House and Senate criminal justice panels on Wednesday once again received an education about the ongoing problems plaguing Florida’s prison system.
Ahead of the 2020 legislative session, lawmakers on the committees heard alarming statistics showing a skyrocketing rate of violence, contraband being smuggled into state prisons, and high turnover rates among correctional officers.
And the legislators were also reminded that it will take millions of dollars to fix the problems.
“At the end of the day we need a plan,” Senate Criminal and Civil Justice Appropriations Subcommittee Chairman Jeff Brandes, R-St. Petersburg, told his colleagues during Wednesday's meeting. “This is going to take all of us working together and the full [Senate] Appropriations Committee as well.”
Florida Department of Corrections Secretary Mark Inch told the House Justice Appropriations Subcommittee he is seeking roughly $90 million to fund two initiatives he believes will bolster staffing levels at state prisons.
“I do believe the status quo is unsustainable,” Inch told the House panel.
The pair of proposals includes a $60 million retention-pay plan for correctional officers and a $29 million pilot program that would convert one third of the state prisons’ 12-hour shifts to 8-hour work days.

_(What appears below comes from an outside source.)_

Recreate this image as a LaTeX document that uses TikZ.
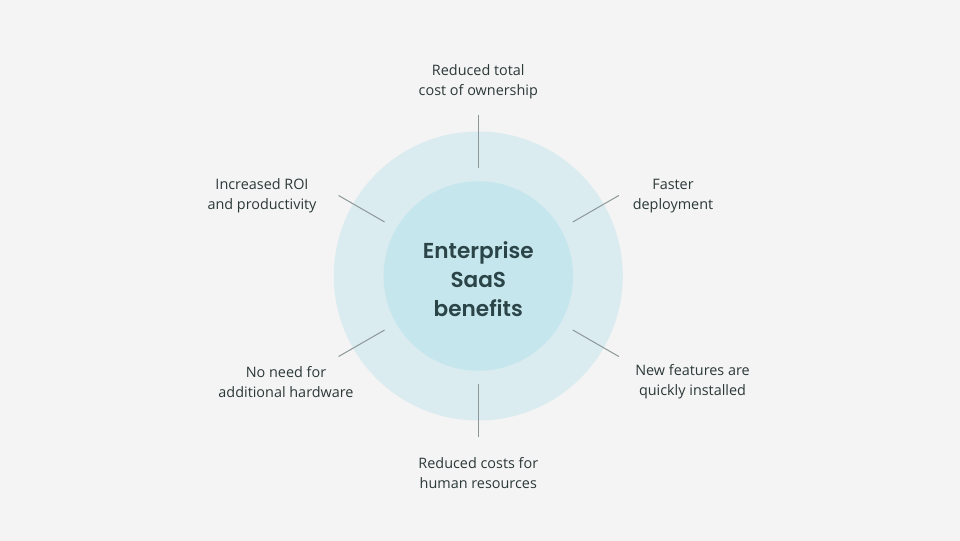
\documentclass[tikz,border=0pt]{standalone}
\usepackage{fontspec}
\setmainfont{Open Sans}
\newfontfamily\titlefont{Poppins}[UprightFont=* SemiBold]
\definecolor{bg}{HTML}{F4F4F4}
\definecolor{outerc}{HTML}{DBECF1}
\definecolor{innerc}{HTML}{C6E6EE}
\definecolor{txt}{HTML}{2C3838}
\definecolor{ttl}{HTML}{2B4447}
\definecolor{ln}{HTML}{8C9797}
\tikzset{
  lbl/.style={align=center, text=txt, font=\fontsize{10.8}{15}\selectfont, inner sep=0pt},
  spoke/.style={draw=ln, line width=0.75pt},
}
\begin{document}
\begin{tikzpicture}[x=0.75pt,y=-0.75pt]
\useasboundingbox (0,0) rectangle (960,541);
\fill[bg] (0,0) rectangle (960,541);
\fill[outerc] (478.3,276) circle[radius=144.5];
\fill[innerc] (478.3,276) circle[radius=94.8];
\node[align=center, text=ttl, font=\titlefont\fontsize{16.2}{21.8}\selectfont, inner sep=0pt] (title) at (478.3,279) {Enterprise\\SaaS\\benefits};
% spoke end points
\coordinate (t1) at (478.3,168); \coordinate (t2) at (478.3,115);
\coordinate (b1) at (478.3,384); \coordinate (b2) at (478.3,437);
\coordinate (ul1) at (384.6,222); \coordinate (ul2) at (338.6,195.5);
\coordinate (ur1) at (572.8,222); \coordinate (ur2) at (618.8,195.5);
\coordinate (ll1) at (384.6,330); \coordinate (ll2) at (338.6,356.5);
\coordinate (lr1) at (572.8,330); \coordinate (lr2) at (618.8,356.5);
\draw[spoke] (t1) -- (t2);
\draw[spoke] (b1) -- (b2);
\draw[spoke] (ul1) -- (ul2);
\draw[spoke] (ur1) -- (ur2);
\draw[spoke] (ll1) -- (ll2);
\draw[spoke] (lr1) -- (lr2);
% labels
\node[lbl] (top) at (478.3,82) {Reduced total\\cost of ownership};
\node[lbl] (ul) at (262,196) {Increased ROI\\and productivity};
\node[lbl] (ur) at (673,196) {Faster\\deployment};
\node[lbl] (ll) at (286,382) {No need for\\additional hardware};
\node[lbl] (lr) at (692.5,382) {New features are\\quickly installed};
\node[lbl] (bot) at (478.3,473) {Reduced costs for\\human resources};
\end{tikzpicture}
\end{document}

Under the agency’s proposed retention-pay plan, correctional officers would get a $1,500 pay increase after 2 years of service and a $2,500 increase after 5 years of work.
The hourly shift changes, which would be more costly and are expected to be a contentious part of union negotiations, are more complicated, Inch admitted.
Inch said it is “undeniable” the department would benefit from making the switch but acknowledged that “some staff prefer 12-hour shifts because they have adjusted their life to those working patterns.”
For the pilot program to work, the state agency would need to hire roughly 300 new prison guards, according to a legislative budget proposal submitted by the agency.
Inch stressed the pilot program would only impact one-third of state prisons because his administration does not have the resources to revamp the entire system in a single year.
The plan, if it moves forward, would likely reduce the state agency’s overtime expenses.
Overtime costs have skyrocketed in the last decade, according to a presentation delivered Wednesday by Brandes.
Over the past decade, the agency has seen a $10 million increase in overtime expenses, with the cost totaling in the 2018-2019 fiscal year.
After Inch pitched the initiatives and asked lawmakers for more money, House Justice Appropriations Subcommittee Chairman Clay Yarborough, R-Jacksonville, told committee members, when considering the requests, to consider the “economic slowdown” predicted by state economists.
The pair of proposals Inch is pushing comes in the wake of Gov. Ron DeSantis lowering the minimum age to work as correctional officers, another attempt to address the agency’s workforce shortage.
It remains to be seen if that policy change, authorized by the Legislature earlier this year, has helped the corrections system recruit more guards.
Inch blamed the low staffing levels for a dramatic increase in violent acts and contraband behind bars, but the corrections secretary also said he is not turning a blind eye to correctional officers’ contributions to violence.
He said his agency is currently investigating the recent actions of three Lake Correctional Institution officers, who were caught on video pounding on an inmate.
“Those who need to be held accountable will be held accountable,” Inch said.